Mr Redwood’s intervention during the Adjournment debate on School Funding Formula (London), 28 June 2017

John Redwood (Wokingham) (Con): The right hon. Gentleman is making a very good point. Certainly in Wokingham, which has very low per-pupil amounts and good-performing schools, we feel there is a problem. Was not the idea of the reform to have a higher absolute amount for every pupil in the country, because there is a basic cost wherever you are being educated?

Sir Vince Cable (Twickenham) (Lib Dem): Yes, indeed. The right hon. Gentleman makes the important point that it is not a question of just having a basic amount of funding, but we need an evidence base for what the cost of running a school actually is. I worry that as the formula is currently devised, there is no evidence base. Wild guesses have been made about the differential costs of secondary and primary schooling, and we need objective studies of what it costs to run a school, so that the formula can work well.


  1. Narrow Shoulders
    July 4, 2017

    This is an illuminating section of the debate.

    That primary schools get less per pupil has always struck me as odd.

    The funding formula may not need to be revised per pupil. Schools of certain sizes could just be given an amount of money to run.

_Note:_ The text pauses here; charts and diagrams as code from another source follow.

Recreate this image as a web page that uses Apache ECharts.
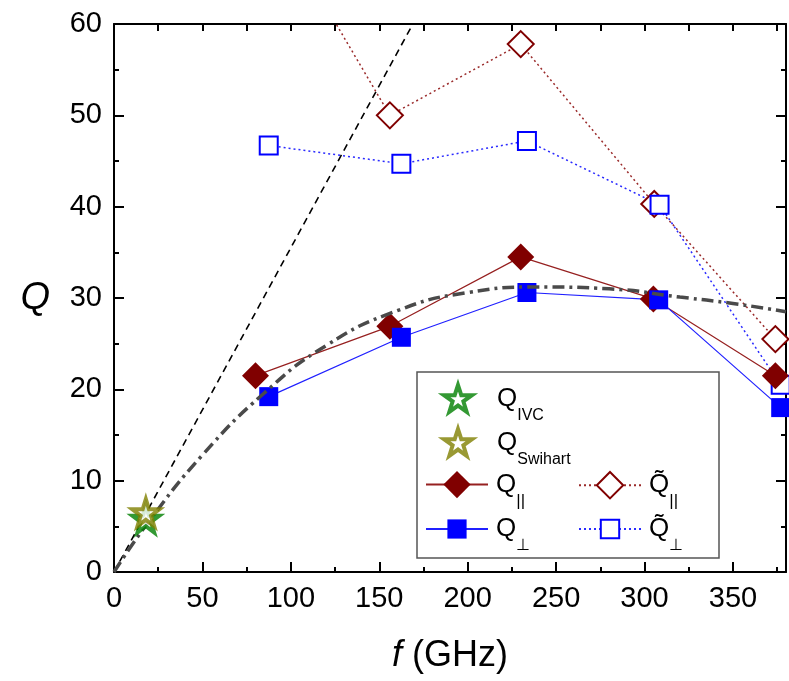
<!DOCTYPE html>
<html>
<head>
<meta charset="utf-8">
<script src="https://cdn.jsdelivr.net/npm/echarts@6/dist/echarts.min.js"></script>
<style>
  html, body { margin: 0; padding: 0; background: #fff; }
  #chart { width: 789px; height: 681px; }
</style>
</head>
<body>
<div id="chart"></div>
<script>
// 频率 (GHz) 与品质因数 Q
var fPar = [80, 156, 230, 305, 374];
var qPar = [21.5, 26.9, 34.5, 29.9, 21.5];
var fPerp = [87.5, 162.5, 233.5, 308, 377];
var qPerp = [19.2, 25.7, 30.6, 29.8, 18.0];
var fParT = [80, 156, 230, 305.5, 374];
var qParT = [75, 50.0, 57.8, 40.3, 25.5];
var fPerpT = [87.5, 162.5, 233.5, 308.5, 377];
var qPerpT = [46.7, 44.7, 47.2, 40.2, 20.5];
var ivc = [18, 5.8];
var swihart = [18, 6.5];
// 虚线（过原点的直线）
var fDash = [0, 169];
var qDash = [0, 60];
// 点划线拟合曲线
var fFit = [0, 20, 50, 85, 120, 160, 200, 240, 280, 320, 350, 380];
var qFit = [0, 5.6, 12.8, 19.6, 24.8, 28.6, 30.6, 31.2, 31.0, 30.1, 29.4, 28.5];

function pairs(xs, ys) {
    return xs.map(function (x, i) { return [x, ys[i]]; });
}

var starPath = 'path://M50,2 L61,36 L97,36 L68,57 L79,92 L50,71 L21,92 L32,57 L3,36 L39,36 Z';
var font = '"Liberation Sans", Arial, sans-serif';

var legendNames = {
    'IVC': '{qs|Q}{sub|IVC}',
    'Swihart': '{qs|Q}{sub|Swihart}',
    'par': '{q|Q}{bar|||}',
    'perp': '{q|Q}{sub|\u22A5}',
    'parT': '{q|Q\u0303}{bar|||}',
    'perpT': '{q|Q\u0303}{sub|\u22A5}'
};

var rich = {
    q: { fontSize: 26, lineHeight: 50, fontFamily: font, color: '#000', padding: [0, 0, 0, 3] },
    qs: { fontSize: 26, lineHeight: 50, fontFamily: font, color: '#000', padding: [0, 0, 0, 20] },
    sub: { fontSize: 16, lineHeight: 14, verticalAlign: 'bottom', fontFamily: font, color: '#000' },
    bar: { fontSize: 17, lineHeight: 18, verticalAlign: 'bottom', fontFamily: font, color: '#000' }
};

function legendAt(name, left, top, w, h, itemStyle) {
    var lg = {
        data: [name],
        left: left,
        top: top,
        padding: 0,
        itemWidth: w,
        itemHeight: h,
        selectedMode: false,
        formatter: function (n) { return legendNames[n]; },
        textStyle: { rich: rich }
    };
    if (itemStyle) lg.itemStyle = itemStyle;
    return lg;
}

var chart = echarts.init(document.getElementById('chart'));

var tickLabel = { color: '#000', fontSize: 29, fontFamily: font };

var option = {
    animation: false,
    backgroundColor: '#fff',
    grid: { left: 114, right: 3, top: 24, bottom: 109 },
    graphic: [{
        type: 'rect',
        shape: { x: 417, y: 372, width: 302, height: 186 },
        style: { fill: '#fff', stroke: '#555', lineWidth: 1.5 },
        z: 1
    }],
    legend: [
        legendAt('IVC', 442, 383, 28, 28, { borderWidth: 4 }),
        legendAt('Swihart', 442, 427, 28, 28, { borderWidth: 4 }),
        legendAt('par', 425, 471, 62, 34),
        legendAt('perp', 425, 516, 62, 24),
        legendAt('parT', 578, 471, 62, 33),
        legendAt('perpT', 578, 516, 62, 23)
    ],
    xAxis: [{
        type: 'value', min: 0, max: 380, interval: 50,
        name: '{i|f} (GHz)', nameLocation: 'middle', nameGap: 66,
        nameTextStyle: {
            fontSize: 36, fontFamily: font, color: '#000',
            rich: { i: { fontSize: 36, fontStyle: 'italic', fontFamily: font, color: '#000' } }
        },
        axisLine: { onZero: false, lineStyle: { color: '#000', width: 2 } },
        axisTick: { inside: true, length: 10, lineStyle: { width: 2, color: '#000' } },
        axisLabel: Object.assign({ margin: 12, showMaxLabel: false }, tickLabel),
        splitLine: { show: false }
    }, {
        type: 'value', min: 0, max: 380, interval: 25, position: 'bottom',
        axisLine: { show: false },
        axisTick: { inside: true, length: 5, lineStyle: { width: 2, color: '#000' } },
        axisLabel: { show: false },
        splitLine: { show: false }
    }, {
        type: 'value', min: 0, max: 380, interval: 25, position: 'top',
        axisLine: { onZero: false, lineStyle: { color: '#000', width: 2 } },
        axisTick: { inside: true, length: 7, lineStyle: { width: 2, color: '#000' } },
        axisLabel: { show: false },
        splitLine: { show: false }
    }],
    yAxis: [{
        type: 'value', min: 0, max: 60, interval: 10,
        name: 'Q', nameLocation: 'middle', nameGap: 64, nameRotate: 0,
        nameTextStyle: { fontSize: 38, fontStyle: 'italic', fontFamily: font, color: '#000' },
        axisLine: { onZero: false, lineStyle: { color: '#000', width: 2 } },
        axisTick: { inside: true, length: 10, lineStyle: { width: 2, color: '#000' } },
        minorTick: { show: true, splitNumber: 2, length: 5, lineStyle: { width: 2, color: '#000' } },
        axisLabel: Object.assign({ margin: 12 }, tickLabel),
        splitLine: { show: false }
    }, {
        type: 'value', min: 0, max: 60, interval: 10, position: 'right',
        axisLine: { onZero: false, lineStyle: { color: '#000', width: 2 } },
        axisTick: { inside: true, length: 10, lineStyle: { width: 2, color: '#000' } },
        minorTick: { show: true, splitNumber: 2, length: 5, lineStyle: { width: 2, color: '#000' } },
        axisLabel: { show: false },
        splitLine: { show: false }
    }],
    series: [{
        name: 'dash',
        type: 'line',
        data: pairs(fDash, qDash),
        showSymbol: false,
        lineStyle: { color: '#000', width: 1.6, type: [7, 5] },
        z: 2
    }, {
        name: 'parT',
        type: 'line',
        data: pairs(fParT, qParT),
        symbol: 'diamond',
        symbolSize: 26,
        itemStyle: { color: '#fff', borderColor: '#800000', borderWidth: 2 },
        lineStyle: { color: '#9a2a2a', width: 1.5, type: [2, 3] },
        z: 3
    }, {
        name: 'perpT',
        type: 'line',
        data: pairs(fPerpT, qPerpT),
        symbol: 'rect',
        symbolSize: 18,
        itemStyle: { color: '#fff', borderColor: '#0000ff', borderWidth: 2 },
        lineStyle: { color: '#2a2aff', width: 1.5, type: [2, 3] },
        z: 3
    }, {
        name: 'par',
        type: 'line',
        data: pairs(fPar, qPar),
        symbol: 'diamond',
        symbolSize: 27,
        itemStyle: { color: '#800000' },
        lineStyle: { color: '#962020', width: 1.2 },
        z: 4
    }, {
        name: 'perp',
        type: 'line',
        data: pairs(fPerp, qPerp),
        symbol: 'rect',
        symbolSize: 19,
        itemStyle: { color: '#0000ff' },
        lineStyle: { color: '#2020ff', width: 1.2 },
        z: 4
    }, {
        name: 'fit',
        type: 'line',
        data: pairs(fFit, qFit),
        smooth: true,
        showSymbol: false,
        lineStyle: { color: '#4a4a4a', width: 3.5, type: [12, 5, 3, 5] },
        z: 5
    }, {
        name: 'IVC',
        type: 'scatter',
        data: [ivc],
        symbol: starPath,
        symbolSize: 27,
        itemStyle: { color: '#fff', borderColor: '#008000', borderWidth: 4 },
        z: 6
    }, {
        name: 'Swihart',
        type: 'scatter',
        data: [swihart],
        symbol: starPath,
        symbolSize: 27,
        itemStyle: { color: '#fff', borderColor: '#808000', borderWidth: 4 },
        z: 6
    }]
};

chart.setOption(option);
</script>
</body>
</html>
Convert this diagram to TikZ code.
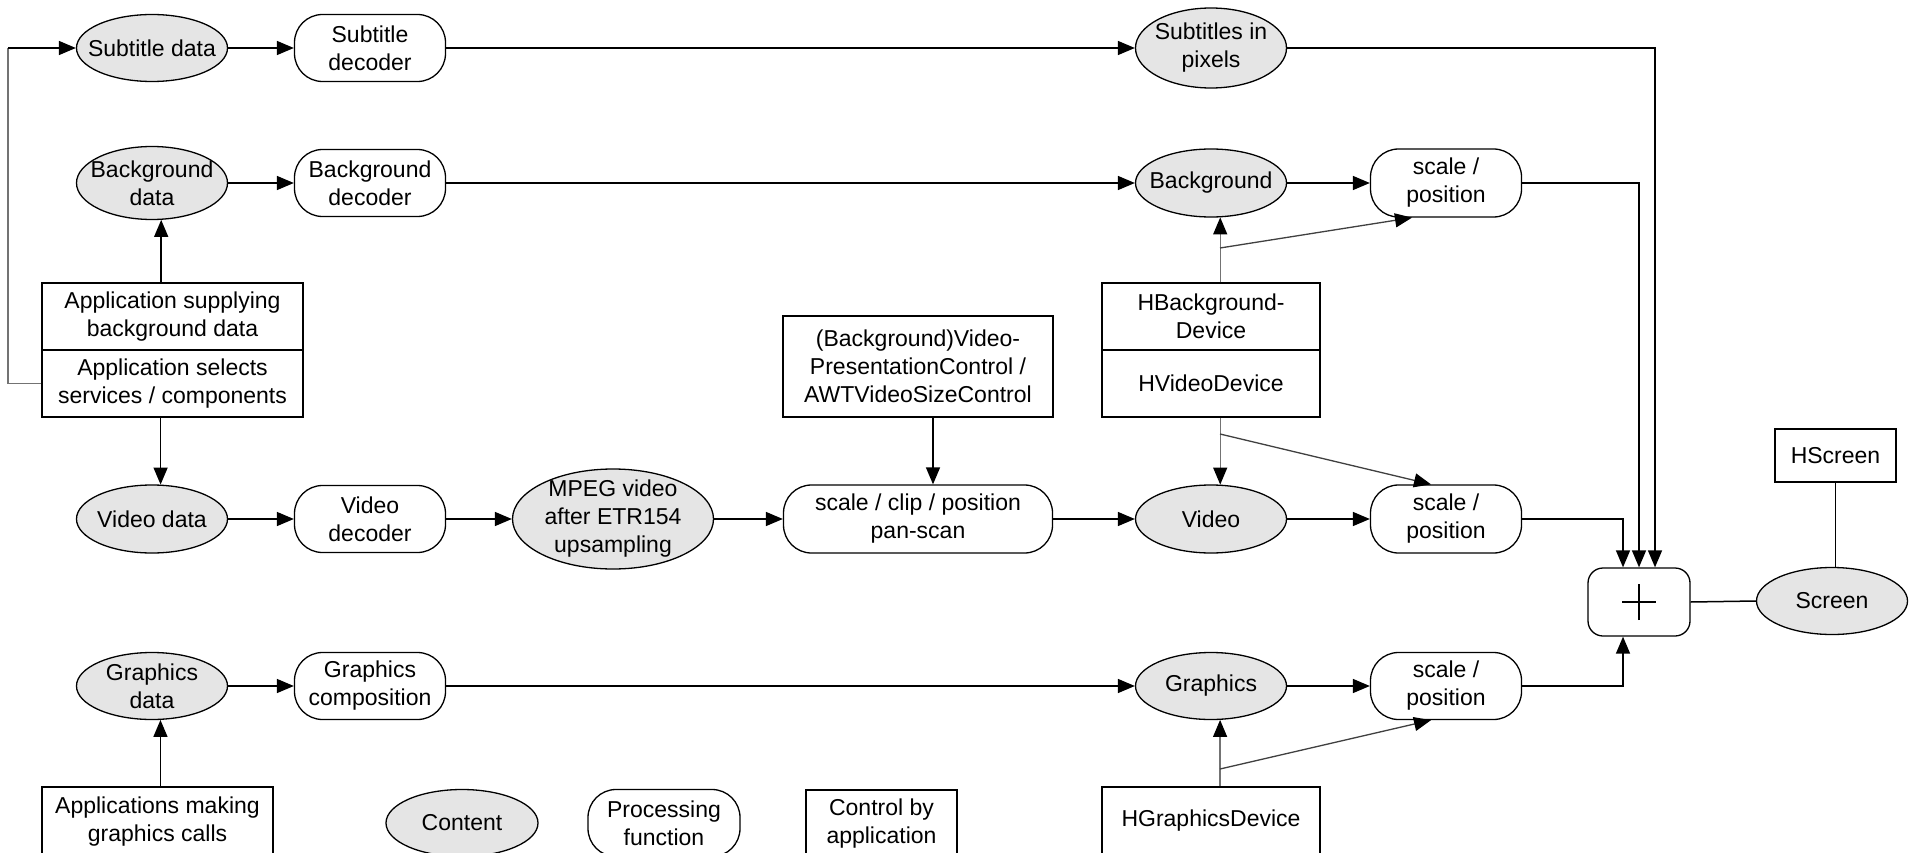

    With our current population explosion there is little reason for any school not to be full.

    Reply Secondary schools offer a wider range of subjects requiring more specialist teachers, and have more expensive facilities like labs.

  2. Vanessa Lobato
    July 7, 2017

    Wokingham is amongst five of the most poorly funded areas in England Parents in Wokingham have been supplementing school budgets through voluntary contributions, PTA fund raising, volunteering in classes and more but there are now many families who cannot afford to make extra contributions to a state education that should be fully funded through taxation.